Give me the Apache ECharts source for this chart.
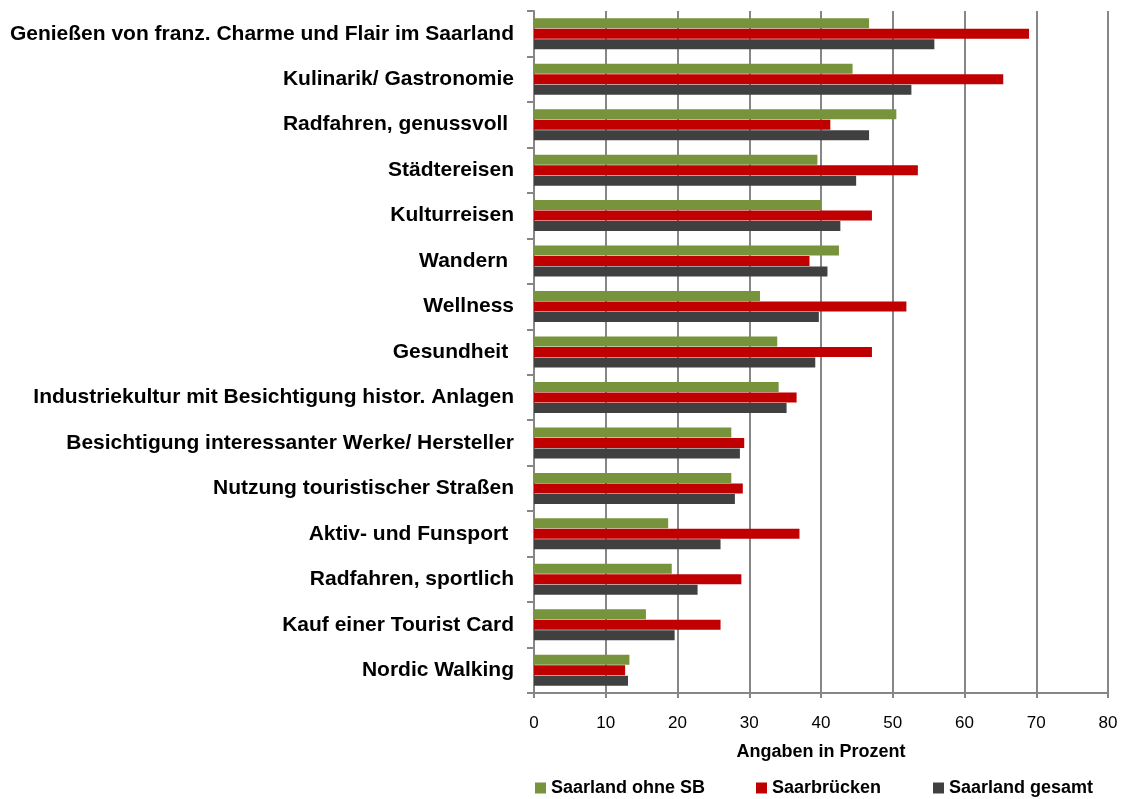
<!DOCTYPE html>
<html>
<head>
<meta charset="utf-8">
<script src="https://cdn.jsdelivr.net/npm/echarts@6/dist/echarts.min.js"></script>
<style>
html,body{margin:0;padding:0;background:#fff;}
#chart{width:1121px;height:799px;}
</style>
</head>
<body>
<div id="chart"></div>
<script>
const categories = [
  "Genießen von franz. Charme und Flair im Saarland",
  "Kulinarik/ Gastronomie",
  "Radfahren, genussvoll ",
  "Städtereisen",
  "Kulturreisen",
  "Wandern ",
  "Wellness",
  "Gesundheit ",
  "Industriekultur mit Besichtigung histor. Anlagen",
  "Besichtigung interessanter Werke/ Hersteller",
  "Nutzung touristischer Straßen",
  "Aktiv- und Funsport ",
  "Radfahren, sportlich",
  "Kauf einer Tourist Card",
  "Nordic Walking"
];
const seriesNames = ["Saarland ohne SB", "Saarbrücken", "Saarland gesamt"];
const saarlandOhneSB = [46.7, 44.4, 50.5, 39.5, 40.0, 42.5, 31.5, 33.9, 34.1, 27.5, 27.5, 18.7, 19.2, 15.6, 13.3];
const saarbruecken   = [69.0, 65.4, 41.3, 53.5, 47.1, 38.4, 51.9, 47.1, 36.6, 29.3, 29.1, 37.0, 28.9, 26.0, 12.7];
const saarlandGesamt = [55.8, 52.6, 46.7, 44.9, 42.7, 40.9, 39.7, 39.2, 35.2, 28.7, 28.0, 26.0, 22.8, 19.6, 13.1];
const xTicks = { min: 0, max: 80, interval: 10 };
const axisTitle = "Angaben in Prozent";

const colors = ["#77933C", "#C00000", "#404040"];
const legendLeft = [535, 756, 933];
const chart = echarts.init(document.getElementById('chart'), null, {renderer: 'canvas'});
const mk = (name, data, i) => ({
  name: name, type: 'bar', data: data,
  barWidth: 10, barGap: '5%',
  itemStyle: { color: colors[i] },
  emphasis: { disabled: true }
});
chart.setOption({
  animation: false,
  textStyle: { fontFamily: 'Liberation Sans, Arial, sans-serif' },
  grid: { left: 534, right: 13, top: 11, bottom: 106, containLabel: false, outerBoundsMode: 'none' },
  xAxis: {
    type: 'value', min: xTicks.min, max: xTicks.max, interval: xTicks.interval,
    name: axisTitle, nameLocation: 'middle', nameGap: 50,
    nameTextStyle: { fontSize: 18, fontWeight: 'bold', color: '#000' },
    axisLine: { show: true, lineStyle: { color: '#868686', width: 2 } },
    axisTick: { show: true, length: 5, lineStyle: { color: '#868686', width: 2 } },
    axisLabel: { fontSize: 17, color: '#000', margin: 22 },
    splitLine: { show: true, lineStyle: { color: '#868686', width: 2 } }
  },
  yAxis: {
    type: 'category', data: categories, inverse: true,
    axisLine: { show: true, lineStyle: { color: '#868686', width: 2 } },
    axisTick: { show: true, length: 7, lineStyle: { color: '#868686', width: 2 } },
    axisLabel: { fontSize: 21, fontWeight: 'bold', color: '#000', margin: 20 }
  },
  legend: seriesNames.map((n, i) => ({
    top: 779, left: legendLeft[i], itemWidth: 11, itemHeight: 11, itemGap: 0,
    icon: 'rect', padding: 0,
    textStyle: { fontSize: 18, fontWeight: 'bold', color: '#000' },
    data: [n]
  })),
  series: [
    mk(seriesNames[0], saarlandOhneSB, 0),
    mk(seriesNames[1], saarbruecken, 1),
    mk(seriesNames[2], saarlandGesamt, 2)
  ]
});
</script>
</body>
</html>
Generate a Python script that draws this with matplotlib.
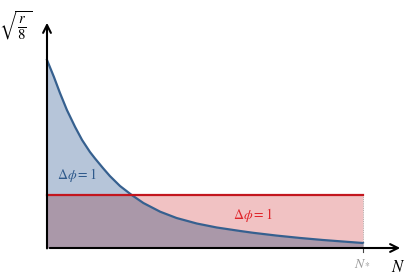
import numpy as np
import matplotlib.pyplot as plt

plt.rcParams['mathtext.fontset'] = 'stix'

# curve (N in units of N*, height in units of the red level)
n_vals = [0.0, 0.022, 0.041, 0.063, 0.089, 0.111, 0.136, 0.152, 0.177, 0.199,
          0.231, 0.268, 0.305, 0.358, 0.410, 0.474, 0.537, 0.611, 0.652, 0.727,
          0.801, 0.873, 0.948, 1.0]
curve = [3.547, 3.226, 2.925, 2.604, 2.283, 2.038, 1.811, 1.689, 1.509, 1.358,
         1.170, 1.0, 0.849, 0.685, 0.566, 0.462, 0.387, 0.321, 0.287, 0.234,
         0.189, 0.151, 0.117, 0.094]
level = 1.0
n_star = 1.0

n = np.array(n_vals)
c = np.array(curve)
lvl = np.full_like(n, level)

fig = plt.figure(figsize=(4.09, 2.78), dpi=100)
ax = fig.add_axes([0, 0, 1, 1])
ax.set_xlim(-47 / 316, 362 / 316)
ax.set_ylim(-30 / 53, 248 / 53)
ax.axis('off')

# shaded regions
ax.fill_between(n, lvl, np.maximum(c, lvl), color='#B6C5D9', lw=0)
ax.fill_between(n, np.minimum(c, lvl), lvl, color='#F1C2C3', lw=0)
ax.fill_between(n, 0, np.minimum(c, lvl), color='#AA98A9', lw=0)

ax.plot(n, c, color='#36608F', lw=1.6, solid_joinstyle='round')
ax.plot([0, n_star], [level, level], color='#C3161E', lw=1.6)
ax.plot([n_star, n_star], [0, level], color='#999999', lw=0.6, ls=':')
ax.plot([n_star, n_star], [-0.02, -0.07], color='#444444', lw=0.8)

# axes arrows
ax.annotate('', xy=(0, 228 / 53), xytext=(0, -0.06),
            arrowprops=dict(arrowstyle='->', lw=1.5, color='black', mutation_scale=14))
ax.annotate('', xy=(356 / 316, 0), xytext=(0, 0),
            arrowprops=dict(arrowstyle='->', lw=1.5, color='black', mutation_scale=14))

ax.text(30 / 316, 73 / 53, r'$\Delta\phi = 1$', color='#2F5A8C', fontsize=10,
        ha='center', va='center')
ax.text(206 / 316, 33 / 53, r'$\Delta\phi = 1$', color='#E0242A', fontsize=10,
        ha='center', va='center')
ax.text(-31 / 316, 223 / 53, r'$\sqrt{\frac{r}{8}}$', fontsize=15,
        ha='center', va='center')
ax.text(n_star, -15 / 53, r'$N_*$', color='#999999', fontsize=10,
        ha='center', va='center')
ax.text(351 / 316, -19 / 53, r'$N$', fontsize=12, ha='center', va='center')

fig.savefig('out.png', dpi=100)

## What to work on
Return all the entries word for word, but omit any pictures they contain.

## Solution to this exercise
Give me the Apache ECharts source for this chart.
<!DOCTYPE html>
<html>
<head>
<meta charset="utf-8">
<script src="https://cdn.jsdelivr.net/npm/echarts@6/dist/echarts.min.js"></script>
<style>
html,body{margin:0;padding:0;background:#fff;}
#chart{width:1121px;height:799px;}
</style>
</head>
<body>
<div id="chart"></div>
<script>
const categories = [
  "Genießen von franz. Charme und Flair im Saarland",
  "Kulinarik/ Gastronomie",
  "Radfahren, genussvoll ",
  "Städtereisen",
  "Kulturreisen",
  "Wandern ",
  "Wellness",
  "Gesundheit ",
  "Industriekultur mit Besichtigung histor. Anlagen",
  "Besichtigung interessanter Werke/ Hersteller",
  "Nutzung touristischer Straßen",
  "Aktiv- und Funsport ",
  "Radfahren, sportlich",
  "Kauf einer Tourist Card",
  "Nordic Walking"
];
const seriesNames = ["Saarland ohne SB", "Saarbrücken", "Saarland gesamt"];
const saarlandOhneSB = [46.7, 44.4, 50.5, 39.5, 40.0, 42.5, 31.5, 33.9, 34.1, 27.5, 27.5, 18.7, 19.2, 15.6, 13.3];
const saarbruecken   = [69.0, 65.4, 41.3, 53.5, 47.1, 38.4, 51.9, 47.1, 36.6, 29.3, 29.1, 37.0, 28.9, 26.0, 12.7];
const saarlandGesamt = [55.8, 52.6, 46.7, 44.9, 42.7, 40.9, 39.7, 39.2, 35.2, 28.7, 28.0, 26.0, 22.8, 19.6, 13.1];
const xTicks = { min: 0, max: 80, interval: 10 };
const axisTitle = "Angaben in Prozent";

const colors = ["#77933C", "#C00000", "#404040"];
const legendLeft = [535, 756, 933];
const chart = echarts.init(document.getElementById('chart'), null, {renderer: 'canvas'});
const mk = (name, data, i) => ({
  name: name, type: 'bar', data: data,
  barWidth: 10, barGap: '5%',
  itemStyle: { color: colors[i] },
  emphasis: { disabled: true }
});
chart.setOption({
  animation: false,
  textStyle: { fontFamily: 'Liberation Sans, Arial, sans-serif' },
  grid: { left: 534, right: 13, top: 11, bottom: 106, containLabel: false, outerBoundsMode: 'none' },
  xAxis: {
    type: 'value', min: xTicks.min, max: xTicks.max, interval: xTicks.interval,
    name: axisTitle, nameLocation: 'middle', nameGap: 50,
    nameTextStyle: { fontSize: 18, fontWeight: 'bold', color: '#000' },
    axisLine: { show: true, lineStyle: { color: '#868686', width: 2 } },
    axisTick: { show: true, length: 5, lineStyle: { color: '#868686', width: 2 } },
    axisLabel: { fontSize: 17, color: '#000', margin: 22 },
    splitLine: { show: true, lineStyle: { color: '#868686', width: 2 } }
  },
  yAxis: {
    type: 'category', data: categories, inverse: true,
    axisLine: { show: true, lineStyle: { color: '#868686', width: 2 } },
    axisTick: { show: true, length: 7, lineStyle: { color: '#868686', width: 2 } },
    axisLabel: { fontSize: 21, fontWeight: 'bold', color: '#000', margin: 20 }
  },
  legend: seriesNames.map((n, i) => ({
    top: 779, left: legendLeft[i], itemWidth: 11, itemHeight: 11, itemGap: 0,
    icon: 'rect', padding: 0,
    textStyle: { fontSize: 18, fontWeight: 'bold', color: '#000' },
    data: [n]
  })),
  series: [
    mk(seriesNames[0], saarlandOhneSB, 0),
    mk(seriesNames[1], saarbruecken, 1),
    mk(seriesNames[2], saarlandGesamt, 2)
  ]
});
</script>
</body>
</html>
Generate a Python script that draws this with matplotlib.
import numpy as np
import matplotlib.pyplot as plt

plt.rcParams['mathtext.fontset'] = 'stix'

# curve (N in units of N*, height in units of the red level)
n_vals = [0.0, 0.022, 0.041, 0.063, 0.089, 0.111, 0.136, 0.152, 0.177, 0.199,
          0.231, 0.268, 0.305, 0.358, 0.410, 0.474, 0.537, 0.611, 0.652, 0.727,
          0.801, 0.873, 0.948, 1.0]
curve = [3.547, 3.226, 2.925, 2.604, 2.283, 2.038, 1.811, 1.689, 1.509, 1.358,
         1.170, 1.0, 0.849, 0.685, 0.566, 0.462, 0.387, 0.321, 0.287, 0.234,
         0.189, 0.151, 0.117, 0.094]
level = 1.0
n_star = 1.0

n = np.array(n_vals)
c = np.array(curve)
lvl = np.full_like(n, level)

fig = plt.figure(figsize=(4.09, 2.78), dpi=100)
ax = fig.add_axes([0, 0, 1, 1])
ax.set_xlim(-47 / 316, 362 / 316)
ax.set_ylim(-30 / 53, 248 / 53)
ax.axis('off')

# shaded regions
ax.fill_between(n, lvl, np.maximum(c, lvl), color='#B6C5D9', lw=0)
ax.fill_between(n, np.minimum(c, lvl), lvl, color='#F1C2C3', lw=0)
ax.fill_between(n, 0, np.minimum(c, lvl), color='#AA98A9', lw=0)

ax.plot(n, c, color='#36608F', lw=1.6, solid_joinstyle='round')
ax.plot([0, n_star], [level, level], color='#C3161E', lw=1.6)
ax.plot([n_star, n_star], [0, level], color='#999999', lw=0.6, ls=':')
ax.plot([n_star, n_star], [-0.02, -0.07], color='#444444', lw=0.8)

# axes arrows
ax.annotate('', xy=(0, 228 / 53), xytext=(0, -0.06),
            arrowprops=dict(arrowstyle='->', lw=1.5, color='black', mutation_scale=14))
ax.annotate('', xy=(356 / 316, 0), xytext=(0, 0),
            arrowprops=dict(arrowstyle='->', lw=1.5, color='black', mutation_scale=14))

ax.text(30 / 316, 73 / 53, r'$\Delta\phi = 1$', color='#2F5A8C', fontsize=10,
        ha='center', va='center')
ax.text(206 / 316, 33 / 53, r'$\Delta\phi = 1$', color='#E0242A', fontsize=10,
        ha='center', va='center')
ax.text(-31 / 316, 223 / 53, r'$\sqrt{\frac{r}{8}}$', fontsize=15,
        ha='center', va='center')
ax.text(n_star, -15 / 53, r'$N_*$', color='#999999', fontsize=10,
        ha='center', va='center')
ax.text(351 / 316, -19 / 53, r'$N$', fontsize=12, ha='center', va='center')

fig.savefig('out.png', dpi=100)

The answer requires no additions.